▸ **Records contained in a dataset**:
▬▬▬▬▬▬▬▬▬▬

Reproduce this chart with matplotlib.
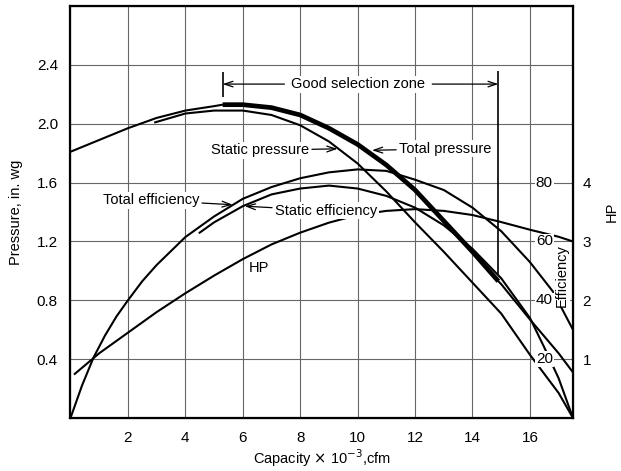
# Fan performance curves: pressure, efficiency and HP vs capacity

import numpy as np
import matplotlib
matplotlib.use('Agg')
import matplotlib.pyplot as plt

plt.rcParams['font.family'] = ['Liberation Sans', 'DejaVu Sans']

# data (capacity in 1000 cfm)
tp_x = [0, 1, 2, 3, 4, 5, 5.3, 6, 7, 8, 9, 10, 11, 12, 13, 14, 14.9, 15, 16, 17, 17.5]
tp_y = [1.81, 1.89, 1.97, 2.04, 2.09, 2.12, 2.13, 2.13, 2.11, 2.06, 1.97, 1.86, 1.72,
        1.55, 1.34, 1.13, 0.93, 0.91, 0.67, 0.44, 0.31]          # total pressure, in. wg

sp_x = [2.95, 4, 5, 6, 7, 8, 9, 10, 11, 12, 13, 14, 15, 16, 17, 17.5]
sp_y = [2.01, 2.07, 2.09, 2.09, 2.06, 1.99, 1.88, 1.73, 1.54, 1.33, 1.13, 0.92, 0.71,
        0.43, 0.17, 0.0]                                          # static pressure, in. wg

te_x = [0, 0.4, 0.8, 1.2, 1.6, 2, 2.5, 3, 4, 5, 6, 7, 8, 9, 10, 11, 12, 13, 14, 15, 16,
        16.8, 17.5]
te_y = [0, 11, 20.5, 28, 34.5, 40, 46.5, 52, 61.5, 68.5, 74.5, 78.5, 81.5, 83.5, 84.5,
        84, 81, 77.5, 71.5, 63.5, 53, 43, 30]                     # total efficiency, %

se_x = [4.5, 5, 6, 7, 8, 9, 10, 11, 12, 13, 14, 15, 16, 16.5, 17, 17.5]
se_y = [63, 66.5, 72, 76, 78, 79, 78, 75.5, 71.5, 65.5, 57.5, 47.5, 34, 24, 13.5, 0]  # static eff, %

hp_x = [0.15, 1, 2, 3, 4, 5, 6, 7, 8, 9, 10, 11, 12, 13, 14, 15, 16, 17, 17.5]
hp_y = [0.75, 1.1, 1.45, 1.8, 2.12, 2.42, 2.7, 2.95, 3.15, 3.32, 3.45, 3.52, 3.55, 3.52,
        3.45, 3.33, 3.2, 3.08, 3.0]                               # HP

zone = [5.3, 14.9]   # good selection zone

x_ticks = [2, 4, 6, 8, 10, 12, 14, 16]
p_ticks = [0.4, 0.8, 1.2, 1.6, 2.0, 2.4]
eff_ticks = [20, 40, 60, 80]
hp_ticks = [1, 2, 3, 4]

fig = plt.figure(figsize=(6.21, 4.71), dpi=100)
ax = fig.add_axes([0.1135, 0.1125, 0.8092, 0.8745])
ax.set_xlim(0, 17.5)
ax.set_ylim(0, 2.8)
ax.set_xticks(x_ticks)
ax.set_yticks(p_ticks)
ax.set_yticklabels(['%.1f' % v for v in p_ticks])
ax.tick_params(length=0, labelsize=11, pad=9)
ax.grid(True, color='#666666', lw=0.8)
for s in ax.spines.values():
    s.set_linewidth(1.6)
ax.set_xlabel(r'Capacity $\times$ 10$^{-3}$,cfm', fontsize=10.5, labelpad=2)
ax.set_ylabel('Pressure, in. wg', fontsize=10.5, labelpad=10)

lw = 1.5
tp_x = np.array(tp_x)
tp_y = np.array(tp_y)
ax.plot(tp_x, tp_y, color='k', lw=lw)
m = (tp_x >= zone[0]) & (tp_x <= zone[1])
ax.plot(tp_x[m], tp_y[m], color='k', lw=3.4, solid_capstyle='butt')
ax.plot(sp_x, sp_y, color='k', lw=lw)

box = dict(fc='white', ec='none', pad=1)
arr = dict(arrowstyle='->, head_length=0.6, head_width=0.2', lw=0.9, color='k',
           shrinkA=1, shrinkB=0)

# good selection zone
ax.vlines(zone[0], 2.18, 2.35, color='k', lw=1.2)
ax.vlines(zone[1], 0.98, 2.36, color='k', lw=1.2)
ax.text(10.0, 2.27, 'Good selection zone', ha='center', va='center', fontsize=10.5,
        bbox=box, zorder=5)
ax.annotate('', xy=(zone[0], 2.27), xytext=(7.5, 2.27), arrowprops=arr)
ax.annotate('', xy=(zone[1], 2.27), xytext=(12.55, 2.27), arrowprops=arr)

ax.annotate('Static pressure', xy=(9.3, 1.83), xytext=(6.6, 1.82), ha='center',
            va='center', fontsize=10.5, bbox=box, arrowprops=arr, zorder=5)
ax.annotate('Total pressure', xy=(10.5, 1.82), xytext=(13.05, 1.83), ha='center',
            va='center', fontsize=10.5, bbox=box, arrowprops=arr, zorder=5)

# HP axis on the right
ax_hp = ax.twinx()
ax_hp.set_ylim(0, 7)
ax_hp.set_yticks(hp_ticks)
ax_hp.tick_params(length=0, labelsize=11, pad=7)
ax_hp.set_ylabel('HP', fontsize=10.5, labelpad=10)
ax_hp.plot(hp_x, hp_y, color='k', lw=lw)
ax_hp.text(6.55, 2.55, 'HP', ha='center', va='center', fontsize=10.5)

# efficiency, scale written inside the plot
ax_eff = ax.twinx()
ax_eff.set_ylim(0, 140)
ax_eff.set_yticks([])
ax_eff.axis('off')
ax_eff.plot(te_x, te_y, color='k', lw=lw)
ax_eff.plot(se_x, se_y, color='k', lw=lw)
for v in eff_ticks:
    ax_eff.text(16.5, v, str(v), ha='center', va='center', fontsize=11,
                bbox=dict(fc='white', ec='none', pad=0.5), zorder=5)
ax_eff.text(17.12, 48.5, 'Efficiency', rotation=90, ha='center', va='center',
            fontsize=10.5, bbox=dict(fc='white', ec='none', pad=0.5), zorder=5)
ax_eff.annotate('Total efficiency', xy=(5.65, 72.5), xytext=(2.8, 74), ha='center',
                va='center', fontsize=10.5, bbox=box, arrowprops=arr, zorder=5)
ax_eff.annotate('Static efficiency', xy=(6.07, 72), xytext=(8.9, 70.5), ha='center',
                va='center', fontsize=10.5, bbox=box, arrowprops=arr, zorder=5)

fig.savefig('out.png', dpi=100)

▬▬▬▬▬▬▬▬▬▬

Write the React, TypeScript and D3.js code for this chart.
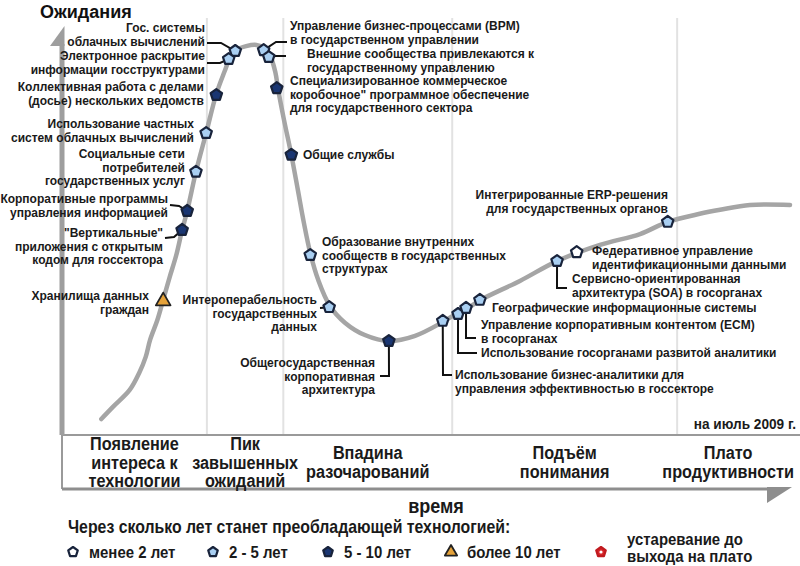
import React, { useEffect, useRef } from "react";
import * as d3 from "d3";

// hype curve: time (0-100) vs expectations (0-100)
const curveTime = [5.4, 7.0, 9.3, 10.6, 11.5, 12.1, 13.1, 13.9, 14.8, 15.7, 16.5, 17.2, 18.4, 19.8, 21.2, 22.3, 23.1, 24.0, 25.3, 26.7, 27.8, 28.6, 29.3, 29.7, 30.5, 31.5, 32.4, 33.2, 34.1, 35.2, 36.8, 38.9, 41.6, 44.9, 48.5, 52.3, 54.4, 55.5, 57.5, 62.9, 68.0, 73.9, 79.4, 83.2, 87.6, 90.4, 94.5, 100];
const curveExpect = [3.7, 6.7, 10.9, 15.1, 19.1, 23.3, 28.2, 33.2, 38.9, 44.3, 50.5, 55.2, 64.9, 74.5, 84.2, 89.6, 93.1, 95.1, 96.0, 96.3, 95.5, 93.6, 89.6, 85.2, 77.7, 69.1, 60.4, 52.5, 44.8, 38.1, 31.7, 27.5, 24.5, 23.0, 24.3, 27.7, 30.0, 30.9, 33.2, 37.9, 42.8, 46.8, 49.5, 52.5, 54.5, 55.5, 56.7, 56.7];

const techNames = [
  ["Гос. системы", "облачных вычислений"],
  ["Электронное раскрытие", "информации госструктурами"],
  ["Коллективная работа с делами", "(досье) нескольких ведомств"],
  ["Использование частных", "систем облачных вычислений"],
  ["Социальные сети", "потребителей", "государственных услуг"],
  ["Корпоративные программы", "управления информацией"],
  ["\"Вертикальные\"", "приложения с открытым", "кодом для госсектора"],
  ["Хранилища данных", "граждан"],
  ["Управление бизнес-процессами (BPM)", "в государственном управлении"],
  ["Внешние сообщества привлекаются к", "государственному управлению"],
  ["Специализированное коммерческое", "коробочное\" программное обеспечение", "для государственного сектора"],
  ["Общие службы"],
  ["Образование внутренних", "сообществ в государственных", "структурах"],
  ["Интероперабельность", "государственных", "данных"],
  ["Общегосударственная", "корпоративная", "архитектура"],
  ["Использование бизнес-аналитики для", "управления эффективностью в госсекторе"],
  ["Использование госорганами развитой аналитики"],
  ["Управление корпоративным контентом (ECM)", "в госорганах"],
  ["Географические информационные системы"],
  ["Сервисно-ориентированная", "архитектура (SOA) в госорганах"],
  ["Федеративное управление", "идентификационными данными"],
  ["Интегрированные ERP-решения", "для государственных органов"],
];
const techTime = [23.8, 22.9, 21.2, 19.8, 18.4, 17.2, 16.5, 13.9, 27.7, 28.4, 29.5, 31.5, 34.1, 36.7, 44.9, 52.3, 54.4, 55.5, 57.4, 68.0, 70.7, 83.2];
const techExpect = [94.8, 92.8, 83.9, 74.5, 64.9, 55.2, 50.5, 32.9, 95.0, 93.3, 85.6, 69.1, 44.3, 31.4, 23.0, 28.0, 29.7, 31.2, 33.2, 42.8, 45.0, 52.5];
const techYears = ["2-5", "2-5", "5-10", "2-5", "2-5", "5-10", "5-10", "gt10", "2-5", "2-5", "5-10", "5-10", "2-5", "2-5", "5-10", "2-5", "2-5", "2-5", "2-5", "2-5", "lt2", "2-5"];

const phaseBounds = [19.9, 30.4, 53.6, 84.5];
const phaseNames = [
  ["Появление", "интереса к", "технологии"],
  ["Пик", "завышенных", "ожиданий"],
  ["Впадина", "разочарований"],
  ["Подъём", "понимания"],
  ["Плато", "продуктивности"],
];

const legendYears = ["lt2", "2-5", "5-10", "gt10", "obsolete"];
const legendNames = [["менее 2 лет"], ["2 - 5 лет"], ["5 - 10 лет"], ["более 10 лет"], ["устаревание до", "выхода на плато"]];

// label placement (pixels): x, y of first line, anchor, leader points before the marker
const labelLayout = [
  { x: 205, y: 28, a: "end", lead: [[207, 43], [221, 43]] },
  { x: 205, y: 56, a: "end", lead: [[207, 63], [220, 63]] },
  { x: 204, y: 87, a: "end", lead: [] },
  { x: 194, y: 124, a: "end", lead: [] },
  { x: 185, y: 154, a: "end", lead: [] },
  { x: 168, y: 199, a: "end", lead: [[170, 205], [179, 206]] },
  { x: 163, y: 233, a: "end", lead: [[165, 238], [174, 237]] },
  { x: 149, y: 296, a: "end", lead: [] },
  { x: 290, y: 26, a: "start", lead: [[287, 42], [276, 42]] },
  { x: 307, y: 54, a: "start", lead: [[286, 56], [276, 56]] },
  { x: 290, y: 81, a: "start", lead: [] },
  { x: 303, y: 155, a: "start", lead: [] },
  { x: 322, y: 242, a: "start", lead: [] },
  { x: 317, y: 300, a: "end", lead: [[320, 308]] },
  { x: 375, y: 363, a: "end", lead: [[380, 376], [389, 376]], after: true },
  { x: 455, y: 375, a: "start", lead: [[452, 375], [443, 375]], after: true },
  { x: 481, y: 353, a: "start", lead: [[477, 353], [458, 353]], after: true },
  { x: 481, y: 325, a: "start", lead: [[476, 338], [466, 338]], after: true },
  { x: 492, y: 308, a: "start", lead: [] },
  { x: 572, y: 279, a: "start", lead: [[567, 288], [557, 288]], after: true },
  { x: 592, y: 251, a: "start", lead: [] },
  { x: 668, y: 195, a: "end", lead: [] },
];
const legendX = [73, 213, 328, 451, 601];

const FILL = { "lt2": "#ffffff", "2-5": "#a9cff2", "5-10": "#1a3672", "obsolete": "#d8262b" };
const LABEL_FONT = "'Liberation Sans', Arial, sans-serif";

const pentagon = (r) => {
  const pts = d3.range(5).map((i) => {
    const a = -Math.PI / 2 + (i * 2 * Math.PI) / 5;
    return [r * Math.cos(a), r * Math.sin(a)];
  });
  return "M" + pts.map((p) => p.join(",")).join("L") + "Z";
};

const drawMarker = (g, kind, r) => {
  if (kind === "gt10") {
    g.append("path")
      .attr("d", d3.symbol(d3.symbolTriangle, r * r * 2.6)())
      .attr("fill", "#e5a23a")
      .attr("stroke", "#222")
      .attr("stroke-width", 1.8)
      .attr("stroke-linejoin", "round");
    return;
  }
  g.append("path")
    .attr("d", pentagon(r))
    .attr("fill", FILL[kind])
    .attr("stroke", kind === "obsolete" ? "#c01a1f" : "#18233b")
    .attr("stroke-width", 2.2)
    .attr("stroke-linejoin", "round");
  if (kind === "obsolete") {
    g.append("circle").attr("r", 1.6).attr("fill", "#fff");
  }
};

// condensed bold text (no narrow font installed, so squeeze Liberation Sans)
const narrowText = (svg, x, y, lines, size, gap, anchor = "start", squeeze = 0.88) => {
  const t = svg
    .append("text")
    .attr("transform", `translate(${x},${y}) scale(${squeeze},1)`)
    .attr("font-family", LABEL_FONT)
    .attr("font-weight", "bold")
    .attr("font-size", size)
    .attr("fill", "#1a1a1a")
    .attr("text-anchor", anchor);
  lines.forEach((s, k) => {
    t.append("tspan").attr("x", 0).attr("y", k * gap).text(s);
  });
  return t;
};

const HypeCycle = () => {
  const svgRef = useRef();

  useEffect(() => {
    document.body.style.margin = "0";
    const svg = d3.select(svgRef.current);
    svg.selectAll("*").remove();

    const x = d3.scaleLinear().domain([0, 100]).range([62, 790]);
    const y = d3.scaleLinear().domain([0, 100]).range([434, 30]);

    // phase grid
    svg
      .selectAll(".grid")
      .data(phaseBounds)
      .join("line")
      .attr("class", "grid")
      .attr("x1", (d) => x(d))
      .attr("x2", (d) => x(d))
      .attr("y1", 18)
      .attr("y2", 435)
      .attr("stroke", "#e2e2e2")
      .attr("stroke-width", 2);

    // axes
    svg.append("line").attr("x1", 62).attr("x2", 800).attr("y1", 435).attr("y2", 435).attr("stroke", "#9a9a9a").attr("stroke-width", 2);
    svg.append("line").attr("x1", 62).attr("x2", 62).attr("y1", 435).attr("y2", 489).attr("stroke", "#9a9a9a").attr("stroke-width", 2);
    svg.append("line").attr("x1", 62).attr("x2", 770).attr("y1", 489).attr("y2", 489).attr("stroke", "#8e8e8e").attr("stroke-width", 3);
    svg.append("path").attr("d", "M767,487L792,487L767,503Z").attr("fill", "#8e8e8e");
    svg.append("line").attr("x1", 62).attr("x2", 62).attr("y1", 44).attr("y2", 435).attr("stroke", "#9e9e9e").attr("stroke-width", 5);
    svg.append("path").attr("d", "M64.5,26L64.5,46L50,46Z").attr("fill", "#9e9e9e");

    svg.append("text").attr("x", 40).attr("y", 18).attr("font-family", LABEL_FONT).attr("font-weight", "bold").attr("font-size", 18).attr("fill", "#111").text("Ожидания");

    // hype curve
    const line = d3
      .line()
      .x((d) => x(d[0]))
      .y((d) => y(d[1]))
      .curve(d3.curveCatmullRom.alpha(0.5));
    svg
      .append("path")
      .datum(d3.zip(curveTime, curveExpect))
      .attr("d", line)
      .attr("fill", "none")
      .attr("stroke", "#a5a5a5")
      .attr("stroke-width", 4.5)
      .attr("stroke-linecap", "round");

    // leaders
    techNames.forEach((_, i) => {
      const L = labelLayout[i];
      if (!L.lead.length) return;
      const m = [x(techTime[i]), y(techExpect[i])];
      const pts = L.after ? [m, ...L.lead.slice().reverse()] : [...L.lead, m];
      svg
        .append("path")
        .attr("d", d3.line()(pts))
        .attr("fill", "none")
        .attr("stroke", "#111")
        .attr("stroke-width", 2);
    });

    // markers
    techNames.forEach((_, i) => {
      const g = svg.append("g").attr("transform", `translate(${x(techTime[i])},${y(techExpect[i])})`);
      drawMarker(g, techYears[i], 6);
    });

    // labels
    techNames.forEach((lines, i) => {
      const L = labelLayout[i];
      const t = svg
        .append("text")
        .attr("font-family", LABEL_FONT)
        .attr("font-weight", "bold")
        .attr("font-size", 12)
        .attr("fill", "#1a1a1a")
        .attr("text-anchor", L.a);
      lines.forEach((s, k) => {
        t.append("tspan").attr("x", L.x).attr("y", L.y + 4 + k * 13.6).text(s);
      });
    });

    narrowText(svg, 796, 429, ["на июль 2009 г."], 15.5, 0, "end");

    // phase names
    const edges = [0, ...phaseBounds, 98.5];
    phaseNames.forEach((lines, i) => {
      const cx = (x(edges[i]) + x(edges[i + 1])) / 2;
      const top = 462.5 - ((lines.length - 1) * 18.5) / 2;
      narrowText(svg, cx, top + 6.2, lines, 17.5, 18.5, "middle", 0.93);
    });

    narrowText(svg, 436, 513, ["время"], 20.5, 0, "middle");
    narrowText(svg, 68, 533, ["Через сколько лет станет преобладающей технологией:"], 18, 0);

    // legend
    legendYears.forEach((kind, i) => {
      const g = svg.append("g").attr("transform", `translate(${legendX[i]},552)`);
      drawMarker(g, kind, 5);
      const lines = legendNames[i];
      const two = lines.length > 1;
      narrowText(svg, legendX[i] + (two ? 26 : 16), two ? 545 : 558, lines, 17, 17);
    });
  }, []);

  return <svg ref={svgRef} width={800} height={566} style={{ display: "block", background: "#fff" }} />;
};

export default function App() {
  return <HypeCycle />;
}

▬▬▬▬▬▬▬▬▬▬

▸ **Task goal**:
Restate word for word the part that opens with the line containing "Write the React, TypeScript" and closes with the line containing "import * as", both ends included, and nothing else. Omit any images.

▸ **Exercise solution**:
Write the React, TypeScript and D3.js code for this chart.
import React, { useEffect, useRef } from "react";
import * as d3 from "d3";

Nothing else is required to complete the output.